Jackson v. Birmingham Bd. of Ed., 544 U.S. 167 (2005) — in which the Supreme Court held that Title IX prohibited retaliation against coaches for asserting a right to non-discriminatory conditions — would appear to be the more apt fit, but does not appear to have been argued here.
EEOC v. Exxon Mobil Corp., No. 08-10624 (5th Cir. Aug. 27, 2009): The employer has, on its staff, corporate pilots who it requires (under company policy) to be removed from duty at the same age as commercial pilots (governed by an FAA regulation). The EEOC challenged this mandatory retirement policy and the employer rejoined with a BFOQ defense. The district court, finding that commercial and corporate piloting are congruent enterprises, credited the BFOQ and granted summary judgment on the defense.
The problem, as the Fifth Circuit holds on appeal, is that the EEOC got ambushed by the district court’s summary-judgment briefing order. The EEOC briefed only the congruity issue, as directed, but the judge went on to rule (without input by the EEOC) that the underlying rationale for the FA age regulation was valid. In fact, the FAA had the retirement-age regulation under review and had already determined to liberalize it.
Holds the panel, “the EEOC was entitled to rely on the district court’s specific order that both parties restrict discovery and summary-judgment motions solely to the issue of congruity.

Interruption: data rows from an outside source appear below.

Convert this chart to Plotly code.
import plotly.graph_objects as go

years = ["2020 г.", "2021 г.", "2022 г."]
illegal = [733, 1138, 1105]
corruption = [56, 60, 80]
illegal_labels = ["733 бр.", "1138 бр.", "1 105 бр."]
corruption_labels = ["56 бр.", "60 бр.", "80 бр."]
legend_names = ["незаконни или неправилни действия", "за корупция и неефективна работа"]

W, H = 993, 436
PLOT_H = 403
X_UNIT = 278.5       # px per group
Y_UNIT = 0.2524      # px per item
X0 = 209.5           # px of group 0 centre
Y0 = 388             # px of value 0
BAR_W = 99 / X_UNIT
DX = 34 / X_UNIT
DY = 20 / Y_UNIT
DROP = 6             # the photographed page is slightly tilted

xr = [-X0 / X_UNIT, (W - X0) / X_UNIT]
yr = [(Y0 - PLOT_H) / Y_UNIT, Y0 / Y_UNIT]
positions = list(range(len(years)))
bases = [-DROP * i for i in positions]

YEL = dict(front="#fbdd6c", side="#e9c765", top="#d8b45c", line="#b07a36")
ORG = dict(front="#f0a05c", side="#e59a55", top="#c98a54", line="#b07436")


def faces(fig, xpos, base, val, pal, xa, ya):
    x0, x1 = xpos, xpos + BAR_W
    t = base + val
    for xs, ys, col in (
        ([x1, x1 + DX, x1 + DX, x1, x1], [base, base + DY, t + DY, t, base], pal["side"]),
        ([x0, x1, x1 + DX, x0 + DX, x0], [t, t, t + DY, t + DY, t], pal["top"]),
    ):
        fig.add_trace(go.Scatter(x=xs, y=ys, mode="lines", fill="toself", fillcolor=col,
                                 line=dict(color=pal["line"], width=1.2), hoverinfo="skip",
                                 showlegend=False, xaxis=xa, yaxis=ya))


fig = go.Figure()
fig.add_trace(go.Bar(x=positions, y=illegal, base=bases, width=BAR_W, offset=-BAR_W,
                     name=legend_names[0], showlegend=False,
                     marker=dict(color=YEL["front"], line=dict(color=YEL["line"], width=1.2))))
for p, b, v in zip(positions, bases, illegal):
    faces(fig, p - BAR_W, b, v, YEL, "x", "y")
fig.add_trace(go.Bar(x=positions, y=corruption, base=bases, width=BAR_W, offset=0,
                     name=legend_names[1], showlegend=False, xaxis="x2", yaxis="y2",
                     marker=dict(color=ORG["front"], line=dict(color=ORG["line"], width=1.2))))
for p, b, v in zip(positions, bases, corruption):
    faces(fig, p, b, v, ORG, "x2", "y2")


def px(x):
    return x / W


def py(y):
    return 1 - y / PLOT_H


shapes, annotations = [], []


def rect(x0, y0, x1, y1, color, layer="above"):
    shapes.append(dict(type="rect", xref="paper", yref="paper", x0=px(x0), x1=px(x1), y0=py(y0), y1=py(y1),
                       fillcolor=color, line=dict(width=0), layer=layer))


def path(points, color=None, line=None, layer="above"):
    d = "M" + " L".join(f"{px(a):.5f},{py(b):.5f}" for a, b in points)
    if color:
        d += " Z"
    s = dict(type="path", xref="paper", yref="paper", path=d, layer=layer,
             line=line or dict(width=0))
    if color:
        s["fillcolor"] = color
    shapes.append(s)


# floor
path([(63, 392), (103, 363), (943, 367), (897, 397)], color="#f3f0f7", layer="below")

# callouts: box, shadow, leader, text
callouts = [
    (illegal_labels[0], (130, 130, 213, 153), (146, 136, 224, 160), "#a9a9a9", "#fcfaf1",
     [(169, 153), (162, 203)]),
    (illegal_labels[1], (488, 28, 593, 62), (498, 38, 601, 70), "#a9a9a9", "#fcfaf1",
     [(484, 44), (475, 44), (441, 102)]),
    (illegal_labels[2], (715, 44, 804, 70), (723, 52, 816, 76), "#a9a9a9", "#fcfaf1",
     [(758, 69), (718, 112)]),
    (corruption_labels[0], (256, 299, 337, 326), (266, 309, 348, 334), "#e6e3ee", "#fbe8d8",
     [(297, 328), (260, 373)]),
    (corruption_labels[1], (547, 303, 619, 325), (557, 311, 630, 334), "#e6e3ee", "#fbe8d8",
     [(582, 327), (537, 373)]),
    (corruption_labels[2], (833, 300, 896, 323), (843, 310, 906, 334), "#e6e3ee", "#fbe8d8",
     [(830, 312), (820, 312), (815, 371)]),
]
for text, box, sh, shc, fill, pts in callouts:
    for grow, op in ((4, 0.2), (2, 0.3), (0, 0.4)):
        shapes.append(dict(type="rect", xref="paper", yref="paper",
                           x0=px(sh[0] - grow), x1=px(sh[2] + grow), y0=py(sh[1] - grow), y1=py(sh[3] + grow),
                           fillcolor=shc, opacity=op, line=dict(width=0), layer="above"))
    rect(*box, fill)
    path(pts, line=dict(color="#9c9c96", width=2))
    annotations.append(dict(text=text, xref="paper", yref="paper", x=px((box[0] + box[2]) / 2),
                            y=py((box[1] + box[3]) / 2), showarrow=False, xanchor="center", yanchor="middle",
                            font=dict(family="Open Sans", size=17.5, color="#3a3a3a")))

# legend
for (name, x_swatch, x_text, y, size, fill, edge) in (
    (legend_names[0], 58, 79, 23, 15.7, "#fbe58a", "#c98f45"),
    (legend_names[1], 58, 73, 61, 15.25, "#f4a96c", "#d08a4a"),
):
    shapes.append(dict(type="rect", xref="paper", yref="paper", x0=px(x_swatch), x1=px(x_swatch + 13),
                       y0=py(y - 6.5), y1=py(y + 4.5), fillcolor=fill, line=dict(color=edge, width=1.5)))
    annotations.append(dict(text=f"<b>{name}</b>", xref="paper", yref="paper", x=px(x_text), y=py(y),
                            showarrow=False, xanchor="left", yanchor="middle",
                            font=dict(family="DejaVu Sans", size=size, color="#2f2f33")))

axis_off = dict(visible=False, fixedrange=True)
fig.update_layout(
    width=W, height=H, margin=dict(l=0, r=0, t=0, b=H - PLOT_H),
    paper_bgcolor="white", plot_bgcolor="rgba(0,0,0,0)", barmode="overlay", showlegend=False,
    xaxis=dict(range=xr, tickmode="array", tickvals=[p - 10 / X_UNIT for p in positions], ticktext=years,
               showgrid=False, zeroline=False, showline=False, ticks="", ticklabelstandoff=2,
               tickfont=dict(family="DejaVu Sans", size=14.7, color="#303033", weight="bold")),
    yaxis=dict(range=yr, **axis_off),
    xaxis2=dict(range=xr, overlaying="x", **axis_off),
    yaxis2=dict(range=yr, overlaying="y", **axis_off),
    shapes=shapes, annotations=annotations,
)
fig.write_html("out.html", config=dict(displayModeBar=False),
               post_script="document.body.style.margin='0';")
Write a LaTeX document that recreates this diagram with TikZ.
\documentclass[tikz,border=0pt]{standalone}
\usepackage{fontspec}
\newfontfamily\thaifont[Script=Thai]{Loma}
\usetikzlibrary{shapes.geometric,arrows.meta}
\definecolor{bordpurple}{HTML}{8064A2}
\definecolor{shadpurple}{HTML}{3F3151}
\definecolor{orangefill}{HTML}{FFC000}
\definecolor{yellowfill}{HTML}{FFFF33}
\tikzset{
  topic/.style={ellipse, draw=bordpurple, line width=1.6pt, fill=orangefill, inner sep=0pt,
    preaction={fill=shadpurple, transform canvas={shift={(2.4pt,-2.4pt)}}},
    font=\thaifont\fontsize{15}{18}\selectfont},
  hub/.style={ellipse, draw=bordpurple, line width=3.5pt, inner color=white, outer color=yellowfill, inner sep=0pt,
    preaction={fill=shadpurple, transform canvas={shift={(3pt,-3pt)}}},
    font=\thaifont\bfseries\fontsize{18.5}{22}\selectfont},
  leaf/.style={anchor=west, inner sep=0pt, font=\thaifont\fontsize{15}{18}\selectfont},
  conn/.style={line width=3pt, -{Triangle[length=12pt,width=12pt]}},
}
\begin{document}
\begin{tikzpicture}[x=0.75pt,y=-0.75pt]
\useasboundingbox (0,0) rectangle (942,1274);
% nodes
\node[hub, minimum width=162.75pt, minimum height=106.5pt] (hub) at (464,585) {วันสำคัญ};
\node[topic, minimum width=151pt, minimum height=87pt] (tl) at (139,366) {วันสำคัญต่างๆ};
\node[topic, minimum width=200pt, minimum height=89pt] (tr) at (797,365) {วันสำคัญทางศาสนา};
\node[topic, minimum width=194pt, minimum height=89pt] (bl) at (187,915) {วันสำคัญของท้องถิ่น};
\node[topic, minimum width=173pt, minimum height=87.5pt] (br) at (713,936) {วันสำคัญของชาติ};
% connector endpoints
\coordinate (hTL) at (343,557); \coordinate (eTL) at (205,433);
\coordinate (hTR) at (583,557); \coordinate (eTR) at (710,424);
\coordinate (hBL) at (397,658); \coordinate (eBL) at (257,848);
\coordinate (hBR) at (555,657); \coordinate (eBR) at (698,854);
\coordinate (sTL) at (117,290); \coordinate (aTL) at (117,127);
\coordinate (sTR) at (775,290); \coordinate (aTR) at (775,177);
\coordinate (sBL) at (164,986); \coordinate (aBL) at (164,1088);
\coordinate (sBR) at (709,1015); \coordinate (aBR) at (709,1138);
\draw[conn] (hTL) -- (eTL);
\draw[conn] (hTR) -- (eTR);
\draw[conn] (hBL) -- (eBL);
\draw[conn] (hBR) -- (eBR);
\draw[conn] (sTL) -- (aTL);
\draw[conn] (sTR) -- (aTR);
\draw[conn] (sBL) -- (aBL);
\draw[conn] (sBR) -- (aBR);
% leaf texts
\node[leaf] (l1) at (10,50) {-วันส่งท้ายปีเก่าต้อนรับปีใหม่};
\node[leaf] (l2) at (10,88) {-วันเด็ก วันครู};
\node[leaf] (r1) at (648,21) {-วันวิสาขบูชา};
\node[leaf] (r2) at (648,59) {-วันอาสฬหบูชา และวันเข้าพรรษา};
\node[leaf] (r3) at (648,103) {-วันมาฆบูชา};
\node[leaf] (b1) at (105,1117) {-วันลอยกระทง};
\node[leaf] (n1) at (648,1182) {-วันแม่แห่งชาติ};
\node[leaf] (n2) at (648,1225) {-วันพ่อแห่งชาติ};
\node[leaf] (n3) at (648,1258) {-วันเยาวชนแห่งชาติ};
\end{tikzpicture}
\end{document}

The district court’s assumption concerning the rationale justifying the FAA’s regulation was beyond the scope of its scheduling order; and insofar as the court’s decision depended on this assumption, it amounted to a sua sponte grant of summary judgment on an issue and on grounds about which it did not give the EEOC proper notice.” So the case is remanded for further briefing and reconsideration.